Convenient? Not when I need to check emails or send off an attachment or research something. Which is better? No distractions or convenience? You know what I’ve chosen.

Lunch dates? A problem? Really?


Several years ago, when my career was young, I was lunching with the very successful mystery author Carolyn Hart. I suggested that we meet again in a few weeks, and she refused because she was about to start a new book. She said she didn’t go out to lunch when she was writing.

I didn’t understand at the time. Lunch is important. At least to me! I’m going to stop writing in order to eat. What’s distracting about that?

Eventually wisdom and understanding dawned on me. Set a lunch date or any appointment, and you have it in the back of your mind. It may be something pleasurable that you’re looking forward to rather than something you dread. Even so, it can be a distraction. It takes time. It removes your thoughts from the job at hand.

I haven’t given up all lunch dates, but I limit them to whatever day of the week I reserve for errands rather than writing.

Overscheduling can involve any number of things. You have a day job, family, friends, movies to see, events to attend, birthdays or celebrations, errands, etc. The list goes on and on to formidable lengths.
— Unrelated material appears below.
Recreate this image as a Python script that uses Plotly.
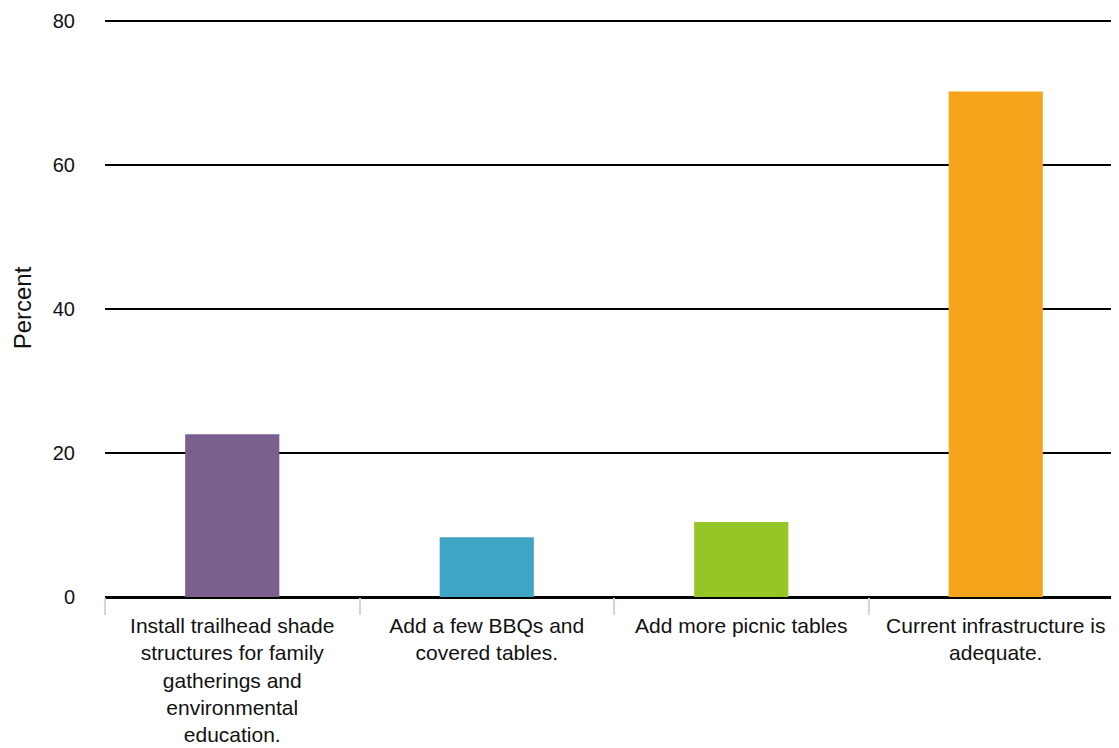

Schedule one additional activity to a writing day and see how many other appointments will attach themselves. I like to make out to-do lists to help myself stay organized. Usually the list will start with something “critical,” like Bank, Post Office, Haircut, Vet’s Office, and Writing. Why does writing always get listed at the bottom?

My writing teacher, Jack Bickham, recommended that any to-do list be flipped over, so that you began your day with Writing and later got to whatever else remained on the list.
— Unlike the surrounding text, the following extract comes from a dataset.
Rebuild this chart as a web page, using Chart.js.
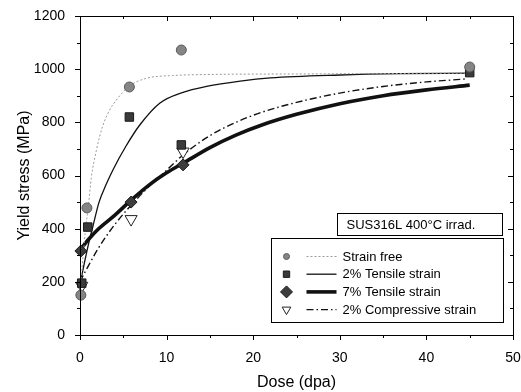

Hobbies? Sure, I love them. I think writers need them to help spur creativity. But if they eat into writing time, or if you’re thinking about that train diorama you want to build or that quilt you want to stitch instead of the scene you’re about to write, then you’re allowing yourself to be distracted unnecessarily.

I bought these at the flea market. Now they need polishing.

Same thing goes for rewards. There have been books that I haven’t been very passionate about writing and projects that I contracted for solely to earn money. In those circumstances, I’ve often employed the carrot-and-stick method of discipline in order to meet my deadline. But even when I’m writing a book that I care intensely about, there are going to be sections where the passion fades. I may be thinking, If I meet my page quota by noon, I’ll have time to drive to the City and shop at the bookstore. A distraction? You betcha!

Are you thinking by now that I intend for you to be a robotic writer, a Vulcan robotic writer that never feels, never deviates from the plan, never sneaks a little game of Solitaire, never wastes two precious hours of writing time on eBay?

Not at all!

We are, after all, humans first and then writers. Just beware the distractions that don’t have to be in your life. Ask yourself why you’re letting them hinder you instead of getting on with the story at hand.

This morning, the fence guys arrived at 7:30 a.m. to continue powerwashing my fence before it’s stained. For hours I’ve listened to the throb of that machine outside my office wall. Have I written on my book? Not as yet today.

So small a machine, so loud a noise.

I could have. Instead, I’ve chosen to let the powerwasher “distract” me. Why? Because I really don’t want to write the next scene and I’ve chosen not to crack the whip of discipline.

I’ll pay for it later when I have to catch up on my page quota.

Where we are by noon. To quote the pope when Michaelangelo was painting the Sistine Chapel: WHEN WILL IT BE FINISHED?